В этом отношении главным неизвестным является вопрос, какое количество россиян готово воевать за деньги. Это число конечно и с определенного уровня никакое дальнейшее повышение выплат не сможет увеличить число солдат. Мы помним, каким шоком для общественного мнения и напряжением для бюрократической системы была мобилизация. Пока воюют желающие за деньги, ситуация выглядит одним образом, когда и если Путин вынужден будет переходить к новой принудительной мобилизации, восприятие войны населением резко изменится.
Также следует учитывать, что российское общественное мнение в отношении происходящего на фронте сегодня находится примерно в той же точке, что и украинское прошлой весной. Есть ожидание близкой победы, и если так, то можно еще немного потерпеть.

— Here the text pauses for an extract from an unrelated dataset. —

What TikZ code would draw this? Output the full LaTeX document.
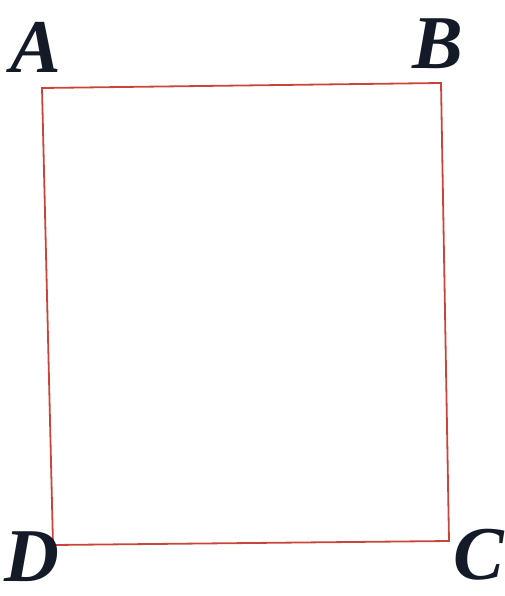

Скорее всего, эти ожидания столь же беспочвенны, как и у украинцев год назад. При этом есть разница между восприятием колониальной и оборонительной войны. Можно считать свою страну правой и желать ей победы, но думать, что эта победа не стоит таких потерь. И наоборот — можно верить, что поражение будет означать для тебя лично репрессии или эмиграцию. В условиях кровавого позиционного тупика разница в этих установках будет определять совершенно разную реакцию двух обществ на потери.
Наконец, отличие ситуации Зеленского от ситуации Путина состоит в том, что Зеленскому уже мало что осталось терять. Путин сохранит власть почти при любом результате мирных переговоров, который он в любом случае объявит победой. Риски роста недовольства от масштабной мобилизации и затягивания конфликта для российских властей гораздо выше, нежели от любых уступок на переговорах. Если же Зеленский будет вынужден принять условия заведомо хуже тех, что ему предлагали в марте 2022 года, то он, с высокой степенью вероятности, потеряет власть. Поэтому для Зеленского логичнее играть ва-банк до последнего — результат все равно один.
Повторюсь, что все сказанное выше — лишь субъективная оценка вероятностей. Однако, я уверен, что наблюдение за результатами соцопросов и внутриполитических дискуссий дает гораздо больше знаний о будущем развитии конфликта, чем обсуждение очередной партии военной помощи, дефицита российского бюджета или выборов в Европарламент.